Valerie M Bodden says
Thanks, Deb! I’m so glad you liked the way Kayla and Cam’s story developed from initial dislike into friendship and love. And I agree that the characters’ relationship to Christ is key!
Valerie M Bodden says
That’s fair! I suppose that’s why there are so many different tropes–different readers like different types of stories. :)
Valerie M Bodden says
Lol! I love it! I guess he turned out to be marriage material after all. :)
Vickie Gehrt says
Love and hate are alot alike and usually hate is only a defense to save face when there truly is an attraction.
Mary Skinner says
Enemies to lovers is not my favorite type of reading.
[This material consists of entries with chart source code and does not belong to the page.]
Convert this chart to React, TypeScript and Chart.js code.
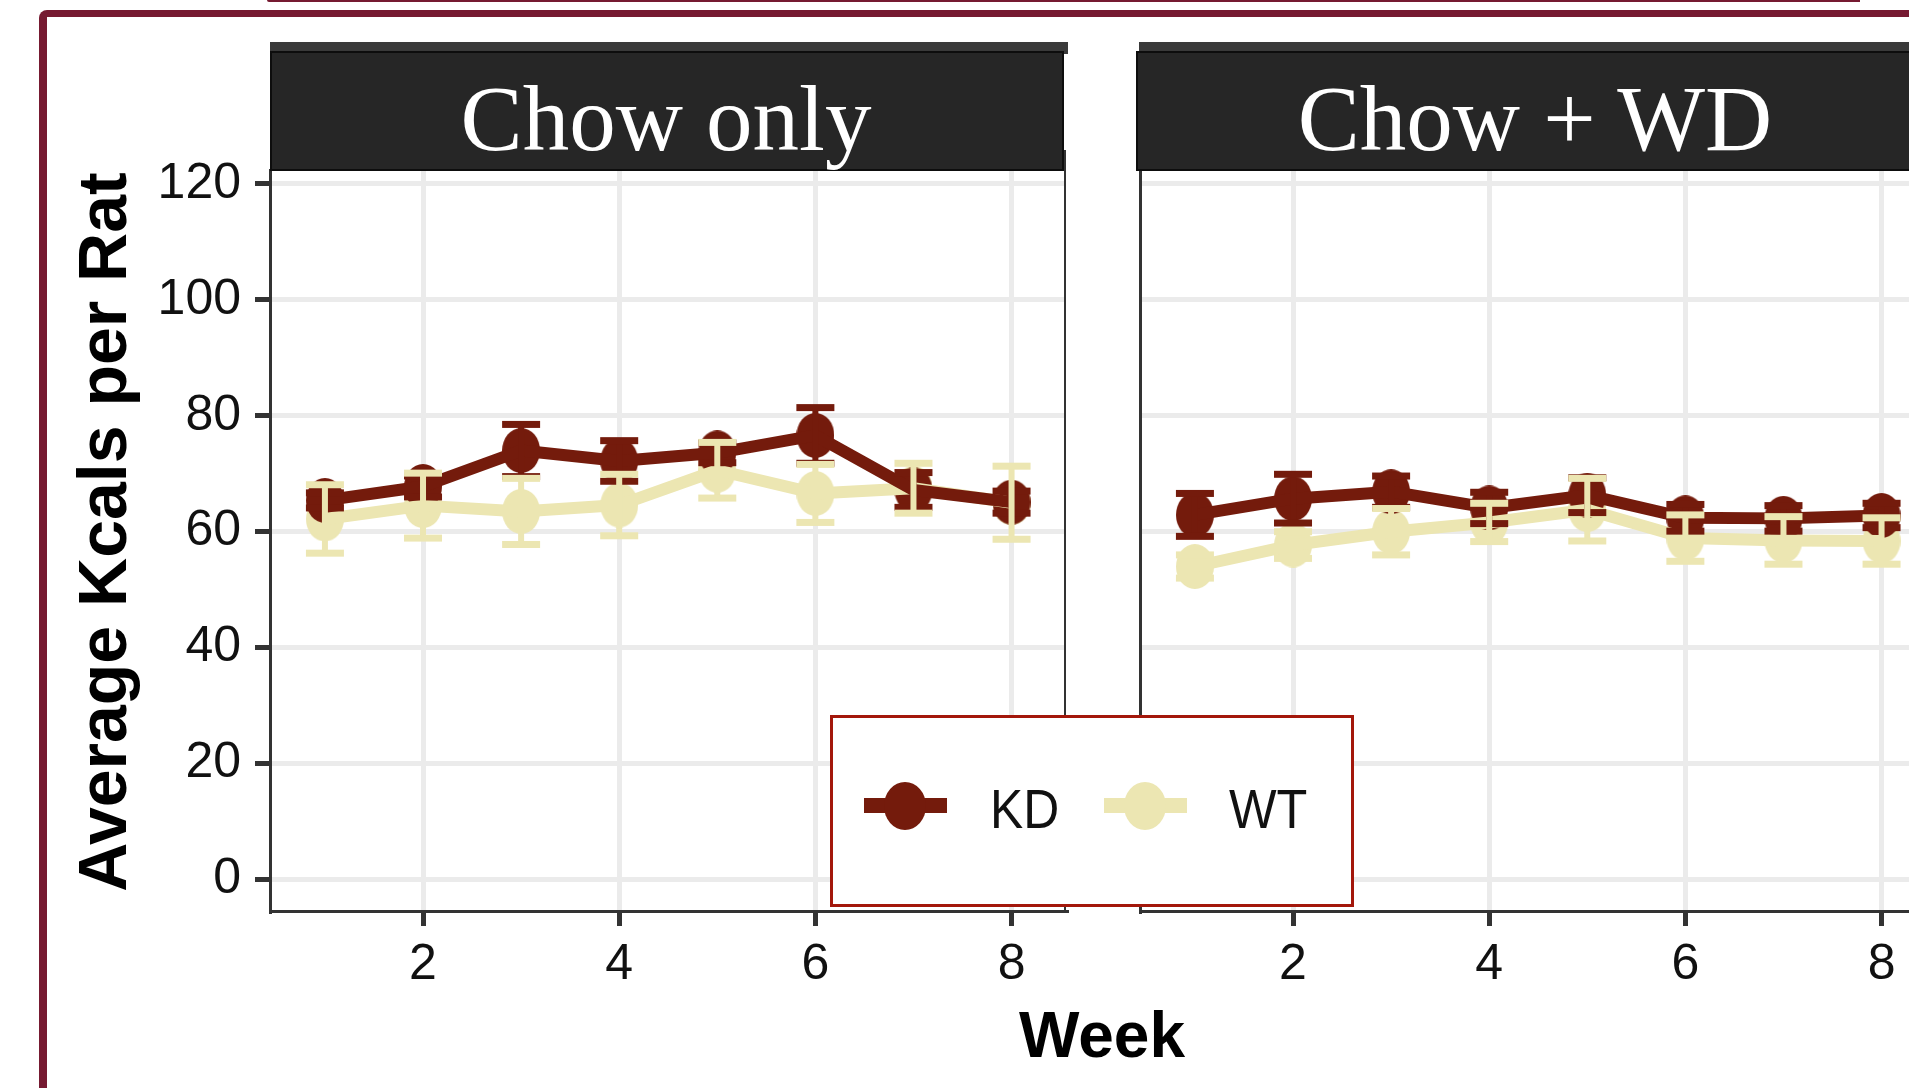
import React, { useEffect, useRef } from "react";
import { Chart, registerables } from "chart.js";

Chart.register(...registerables);

// ---------------- data ----------------
const weeks = [1, 2, 3, 4, 5, 6, 7, 8];

const chowKD = [65.4, 67.8, 74.0, 72.2, 73.6, 76.6, 67.2, 65.1];
const chowKDErr = [1.3, 1.8, 4.5, 3.5, 1.7, 4.8, 3.0, 1.9];
const chowWT = [62.2, 64.5, 63.5, 64.6, 70.6, 66.6, 67.5, 65.0];
const chowWTErr = [5.9, 5.6, 5.7, 5.3, 4.8, 5.0, 4.3, 6.3];

const wdKD = [62.9, 65.7, 66.9, 64.1, 66.3, 62.4, 62.3, 62.8];
const wdKDErr = [3.7, 4.2, 2.7, 2.7, 3.0, 2.3, 2.2, 2.1];
const wdWT = [54.0, 57.7, 60.0, 61.6, 63.8, 58.9, 58.5, 58.4];
const wdWTErr = [2.0, 2.3, 4.0, 3.3, 5.4, 4.0, 4.1, 4.0];

const yTicks = [0, 20, 40, 60, 80, 100, 120];
const xTicks = [2, 4, 6, 8];
const panelTitles = ["Chow only", "Chow + WD"];
const seriesNames = ["KD", "WT"];
const xTitle = "Week";
const yTitle = "Average Kcals per Rat";

// ---------------- styles ----------------
const KD_COLOR = "#741b0c";
const WT_COLOR = "#ece6b2";
const FRAME = "#761a31";
const SANS = '"Liberation Sans", Arial, Helvetica, sans-serif';
const SERIF = '"Liberation Serif", "Times New Roman", serif';

function ellipseCanvas(color: string, w: number, h: number) {
  const c = document.createElement("canvas");
  c.width = w;
  c.height = h;
  const ctx = c.getContext("2d")!;
  ctx.fillStyle = color;
  ctx.beginPath();
  ctx.ellipse(w / 2, h / 2, w / 2, h / 2, 0, 0, Math.PI * 2);
  ctx.fill();
  return c;
}

const errorBarPlugin = {
  id: "errorBars",
  afterDatasetsDraw(chart: any) {
    const { ctx, chartArea, scales } = chart;
    const x = scales.x;
    const y = scales.y;
    ctx.save();
    ctx.beginPath();
    ctx.rect(chartArea.left, chartArea.top, chartArea.right - chartArea.left, chartArea.bottom - chartArea.top);
    ctx.clip();
    chart.data.datasets.forEach((ds: any) => {
      if (!ds.errors) return;
      ctx.fillStyle = ds.errorColor;
      ds.data.forEach((p: any, i: number) => {
        const px = x.getPixelForValue(p.x);
        const top = y.getPixelForValue(p.y + ds.errors[i]);
        const bot = y.getPixelForValue(p.y - ds.errors[i]);
        ctx.fillRect(px - 3, top, 6, bot - top);
        ctx.fillRect(px - 19, top - 3.5, 38, 7);
        ctx.fillRect(px - 19, bot - 3.5, 38, 7);
      });
    });
    ctx.restore();
  },
};

const panelBorderPlugin = {
  id: "panelBorder",
  afterDraw(chart: any) {
    const { ctx, chartArea } = chart;
    ctx.save();
    ctx.strokeStyle = "#333333";
    ctx.lineWidth = 2;
    ctx.beginPath();
    ctx.moveTo(chartArea.right - 1, chartArea.top - 20);
    ctx.lineTo(chartArea.right - 1, chartArea.bottom);
    ctx.stroke();
    ctx.restore();
  },
};

type PanelProps = {
  left: number;
  width: number;
  padLeft: number;
  yWidth: number;
  showY: boolean;
  kd: number[];
  kdErr: number[];
  wt: number[];
  wtErr: number[];
};

const CANVAS_TOP = 130;
const CANVAS_H = 881;

function Panel(props: PanelProps) {
  const ref = useRef<HTMLCanvasElement>(null);
  useEffect(() => {
    const kdPts = weeks.map((w, i) => ({ x: w, y: props.kd[i] }));
    const wtPts = weeks.map((w, i) => ({ x: w, y: props.wt[i] }));
    const tickFont = { family: SANS, size: 50 };
    const chart = new Chart(ref.current!, {
      type: "line",
      data: {
        datasets: [
          {
            label: seriesNames[0],
            data: kdPts,
            borderColor: KD_COLOR,
            borderWidth: 12,
            pointRadius: 0,
            borderJoinStyle: "round",
            tension: 0,
          },
          {
            label: seriesNames[1],
            data: wtPts,
            borderColor: WT_COLOR,
            borderWidth: 12,
            pointRadius: 0,
            borderJoinStyle: "round",
            tension: 0,
          },
          {
            label: seriesNames[0] + " points",
            data: kdPts,
            showLine: false,
            pointStyle: ellipseCanvas(KD_COLOR, 38, 45),
            pointRadius: 20,
            backgroundColor: KD_COLOR,
            borderColor: KD_COLOR,
            errors: props.kdErr,
            errorColor: KD_COLOR,
          } as any,
          {
            label: seriesNames[1] + " points",
            data: wtPts,
            showLine: false,
            pointStyle: ellipseCanvas(WT_COLOR, 38, 45),
            pointRadius: 20,
            backgroundColor: WT_COLOR,
            borderColor: WT_COLOR,
            errors: props.wtErr,
            errorColor: WT_COLOR,
          } as any,
        ],
      },
      options: {
        responsive: false,
        animation: false,
        devicePixelRatio: 1,
        layout: { autoPadding: false, padding: { left: props.padLeft, right: 3, top: 40, bottom: 0 } },
        plugins: {
          legend: { display: false },
          tooltip: { enabled: false },
          title: { display: false },
        },
        scales: {
          x: {
            type: "linear",
            min: 0.44,
            max: 8.555,
            afterBuildTicks: (s: any) => {
              s.ticks = xTicks.map((v) => ({ value: v }));
            },
            afterFit: (s: any) => {
              s.height = 100;
              s.paddingLeft = 0;
              s.paddingRight = 0;
              s.paddingTop = 0;
              s.paddingBottom = 0;
            },
            grid: {
              color: "#ebebeb",
              lineWidth: 5,
              drawTicks: true,
              tickLength: 15,
              tickColor: "#333333",
              tickWidth: 5,
            },
            border: { color: "#333333", width: 3 },
            ticks: {
              color: "#111111",
              font: tickFont,
              padding: 9,
              maxRotation: 0,
              autoSkip: false,
              callback: (v: any) => String(v),
            },
          },
          y: {
            type: "linear",
            min: -5.4,
            max: 122.37,
            afterBuildTicks: (s: any) => {
              s.ticks = yTicks.map((v) => ({ value: v }));
            },
            afterFit: (s: any) => {
              s.width = props.yWidth;
              s.paddingLeft = 0;
              s.paddingRight = 0;
              s.paddingTop = 0;
              s.paddingBottom = 0;
            },
            grid: {
              color: "#ebebeb",
              lineWidth: 5,
              drawTicks: props.showY,
              tickLength: 15,
              tickColor: "#333333",
              tickWidth: 5,
            },
            border: { color: "#333333", width: 3 },
            ticks: {
              display: props.showY,
              color: "#111111",
              font: tickFont,
              padding: 14,
              autoSkip: false,
              callback: (v: any) => String(v),
            },
          },
        },
      } as any,
      plugins: [errorBarPlugin, panelBorderPlugin],
    });
    return () => chart.destroy();
  }, []);
  return (
    <canvas
      ref={ref}
      width={props.width}
      height={CANVAS_H}
      style={{ position: "absolute", left: props.left, top: CANVAS_TOP, width: props.width, height: CANVAS_H }}
    />
  );
}

function Strip({ left, width, bandLeft, textCenter, text }: { left: number; width: number; bandLeft: number; textCenter: number; text: string }) {
  return (
    <>
      <div style={{ position: "absolute", left: bandLeft, top: 41.7, width: width + (left - bandLeft) + 3.7, height: 12, background: "#3a3a3a" }} />
      <div
        style={{
          position: "absolute",
          left,
          top: 51,
          width,
          height: 120,
          background: "#262626",
          border: "2px solid #0d0d0d",
          boxSizing: "border-box",
        }}
      />
      <div
        style={{
          position: "absolute",
          left: textCenter - 450,
          width: 900,
          top: 72.1,
          textAlign: "center",
          fontFamily: SERIF,
          fontSize: 93,
          lineHeight: 1,
          color: "#ffffff",
          whiteSpace: "nowrap",
        }}
      >
        {text}
      </div>
    </>
  );
}

function LegendKey({ x1, x2, cx, color }: { x1: number; x2: number; cx: number; color: string }) {
  return (
    <>
      <div style={{ position: "absolute", left: x1, top: 798, width: x2 - x1, height: 15, background: color }} />
      <div
        style={{
          position: "absolute",
          left: cx - 21,
          top: 781.7,
          width: 42,
          height: 48,
          borderRadius: "50%",
          background: color,
        }}
      />
    </>
  );
}

export default function App() {
  return (
    <div
      style={{
        position: "fixed",
        left: 0,
        top: 0,
        width: 1909,
        height: 1088,
        overflow: "hidden",
        background: "#ffffff",
      }}
    >
      {/* top thin rule and outer frame */}
      <div style={{ position: "absolute", left: 267, top: 0, width: 1593, height: 2, background: FRAME, borderBottomLeftRadius: 2 }} />
      <div
        style={{
          position: "absolute",
          left: 39,
          top: 10,
          width: 1960,
          height: 1200,
          borderLeft: `8px solid ${FRAME}`,
          borderTop: `7px solid ${FRAME}`,
          borderTopLeftRadius: 8,
          boxSizing: "border-box",
        }}
      />

      <Panel left={50} width={1019} padLeft={0} yWidth={220} showY={true} kd={chowKD} kdErr={chowKDErr} wt={chowWT} wtErr={chowWTErr} />
      <Panel left={1130} width={809} padLeft={10} yWidth={0} showY={false} kd={wdKD} kdErr={wdKDErr} wt={wdWT} wtErr={wdWTErr} />

      <Strip left={270} width={794} bandLeft={269.5} textCenter={666} text={panelTitles[0]} />
      <Strip left={1135.7} width={820} bandLeft={1139.3} textCenter={1535} text={panelTitles[1]} />

      {/* y axis title */}
      <div
        style={{
          position: "absolute",
          left: 102.4 - 450,
          top: 532 - 34,
          width: 900,
          height: 68,
          lineHeight: "68px",
          textAlign: "center",
          fontFamily: SANS,
          fontWeight: "bold",
          fontSize: 68,
          color: "#000000",
          transform: "rotate(-90deg)",
          transformOrigin: "center center",
          whiteSpace: "nowrap",
        }}
      >
        {yTitle}
      </div>

      {/* x axis title */}
      <div
        style={{
          position: "absolute",
          left: 902,
          top: 1003,
          width: 400,
          textAlign: "center",
          fontFamily: SANS,
          fontWeight: "bold",
          fontSize: 64,
          lineHeight: 1,
          color: "#000000",
        }}
      >
        {xTitle}
      </div>

      {/* legend */}
      <div
        style={{
          position: "absolute",
          left: 830,
          top: 715,
          width: 524,
          height: 192,
          border: "3px solid #a3170b",
          background: "#ffffff",
          boxSizing: "border-box",
        }}
      />
      <LegendKey x1={864} x2={947} cx={905.4} color={KD_COLOR} />
      <LegendKey x1={1104} x2={1187} cx={1145} color={WT_COLOR} />
      <div
        style={{
          position: "absolute",
          left: 990,
          top: 780.6,
          fontFamily: SANS,
          fontSize: 56,
          lineHeight: 1,
          color: "#111111",
          transform: "scaleX(0.89)",
          transformOrigin: "left center",
          whiteSpace: "nowrap",
        }}
      >
        {seriesNames[0]}
      </div>
      <div
        style={{
          position: "absolute",
          left: 1229,
          top: 780.6,
          fontFamily: SANS,
          fontSize: 56,
          lineHeight: 1,
          color: "#111111",
          transform: "scaleX(0.9)",
          transformOrigin: "left center",
          whiteSpace: "nowrap",
        }}
      >
        {seriesNames[1]}
      </div>
    </div>
  );
}
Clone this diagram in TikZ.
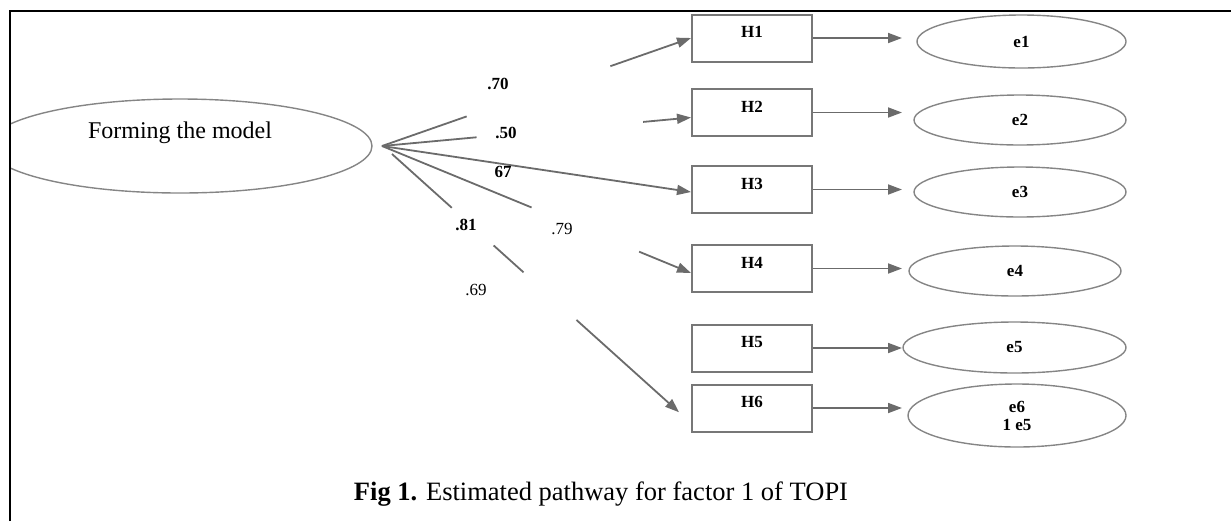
\documentclass[tikz,border=0pt]{standalone}
\usepackage{fontspec}
\setmainfont{Liberation Serif}
\usetikzlibrary{arrows.meta,calc,shapes.geometric}
\definecolor{pathline}{HTML}{6B6B6B}
\definecolor{boxline}{HTML}{777777}
\definecolor{ovalline}{HTML}{858585}

\begin{document}
\begin{tikzpicture}[x=0.5pt,y=-0.5pt,
  obs/.style={draw=boxline,line width=1pt,minimum width=60pt,minimum height=23.5pt,
    inner sep=0pt,font=\fontsize{8.5}{9}\selectfont\bfseries,text height=5.7pt,text depth=6pt},
  err/.style={ellipse,draw=ovalline,line width=0.7pt,inner sep=0pt,
    font=\fontsize{8.5}{9}\selectfont\bfseries,align=center},
  coef/.style={font=\fontsize{8.5}{9}\selectfont\bfseries,inner sep=0pt},
  load/.style={draw=pathline,line width=0.9pt},
  loadarr/.style={load,-{Triangle[length=7pt,width=5pt]}}]
  \useasboundingbox (0,0) rectangle (1231,521);

  % latent factor, cut by the frame
  \begin{scope}
    \clip (10,0) rectangle (1231,521);
    \node[ellipse,draw=ovalline,line width=0.7pt,minimum width=192pt,minimum height=47pt,
      font=\fontsize{12}{14}\selectfont,text height=8pt,text depth=16pt] (model) at (180,146) {Forming the model};
  \end{scope}

  % frame
  \draw[line width=1.3pt] (10,521) -- (10,11) -- (1231,11);

  % observed items
  \node[obs] (H1) at (752,38) {H1};
  \node[obs] (H2) at (752,112.5) {H2};
  \node[obs] (H3) at (752,189.5) {H3};
  \node[obs] (H4) at (752,268.5) {H4};
  \node[obs] (H5) at (752,348) {H5};
  \node[obs] (H6) at (752,408) {H6};

  % error terms
  \node[err,minimum width=104.5pt,minimum height=26.5pt] (e1) at (1021.5,41.5) {e1};
  \node[err,minimum width=106pt,minimum height=25pt] (e2) at (1020,120) {e2};
  \node[err,minimum width=106pt,minimum height=25pt] (e3) at (1020,192) {e3};
  \node[err,minimum width=106pt,minimum height=25pt] (e4) at (1015,271) {e4};
  \node[err,minimum width=111.5pt,minimum height=25.5pt] (e5) at (1014.5,347.5) {e5};
  \node[err,minimum width=109pt,minimum height=31.5pt] (e6) at (1017,415.5) {e6\\1 e5};

  % loadings (broken as printed)
  \coordinate (src) at (382,146);
  \draw[load] (src) -- ($(src)!0.274!(H1.west)$);
  \draw[loadarr] ($(src)!0.739!(H1.west)$) -- (H1.west);
  \coordinate (aim2) at ($(H2.west)+(0,5)$);
  \draw[load] (src) -- ($(src)!0.306!(aim2)$);
  \draw[loadarr] ($(src)!0.845!(aim2)$) -- (aim2);
  \draw[loadarr] (src) -- ($(H3.west)+(0,2.5)$);
  \coordinate (aim4) at ($(H4.west)+(0,4.5)$);
  \draw[load] (src) -- ($(src)!0.484!(aim4)$);
  \draw[loadarr] ($(src)!0.832!(aim4)$) -- (aim4);
  \coordinate (src6) at (392,154);
  \coordinate (aim6) at ($(H6.west)+(0,15)$);
  \draw[load] (src6) -- ($(src6)!0.2!(aim6)$);
  \draw[load] ($(src6)!0.34!(aim6)$) -- ($(src6)!0.44!(aim6)$);
  \draw[loadarr] ($(src6)!0.617!(aim6)$) -- ($(src6)!0.96!(aim6)$);

  % coefficients
  \node[coef] (c1) at (498,84) {.70};
  \node[coef] (c2) at (506,133) {.50};
  \node[coef] (c3) at (503,172) {67};
  \node[coef] (c4) at (466,225) {.81};
  \node[coef,font=\fontsize{8.5}{9}\selectfont] (c5) at (562,229) {.79};
  \node[coef,font=\fontsize{8.5}{9}\selectfont] (c6) at (476,290) {.69};

  % items to errors
  \coordinate (tipx) at (902,0);
  \foreach \i in {1,...,6}
    \draw[loadarr] (H\i.east) -- (H\i.east -| tipx);

  % caption
  \node[font=\fontsize{13.25}{15}\selectfont] (caption) at (601,494) {\textbf{Fig 1.} Estimated pathway for factor 1 of TOPI};
\end{tikzpicture}
\end{document}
I think it is over done. I can see having a misunderstanding of each other when you first met, but if you knew each other and did not like each other, I can’t see that changing.
Amy Barkman says
I know enemies can fall in love. I had a woman in my Bible Study group who quoted me a lot and whose husband said “If I ever hear that name again, I am going to break something.” Since my daughter was babysitting and there right before they left, she heard it. I couldn’t stand him either – the know-it-all. I had my prayer partner agree with me as I asked God to cause me to love Gary Barkman the way He loves him. (You give God an inch and He will take a mile.) The night my unfaithful husband and I were separating I got a phone call from Gary’s wife “Can you come and pray with me? Gary just left and we’re getting a divorce.” I went after I was finished with my own situation and we prayed together. I’m not sure what happened after that but yesterday Gary and I celebrated our 39th wedding anniversary! :-)
Valerie M Bodden says
That can certainly be the case sometimes. Both are strong emotions.
Valerie M Bodden says
I think you’re right that there’s a difference between people who have just met and gotten a bad first impression of each other and people who have disliked each other for a long time–though I suppose even then, it’s possible for that to change if they’re willing to get to know each other better. :)
Valerie M Bodden says
Sounds like you are living proof that enemies can fall in love. Congratulations on your anniversary!
She S says
I hadn’t really thought about this trope happening in real life. Although I do love how realistic the turn around is in each of the books you mentioned. I wouldn’t say this is my favorite trope but I do enjoy a happy ending so I find myself reading it. Thanks for the opportunity.
Valerie M Bodden says
I think that’s one of the great things about this trope–even though the characters don’t like each other at first, you know that happy ending is coming. And it’s fun to watch how it does!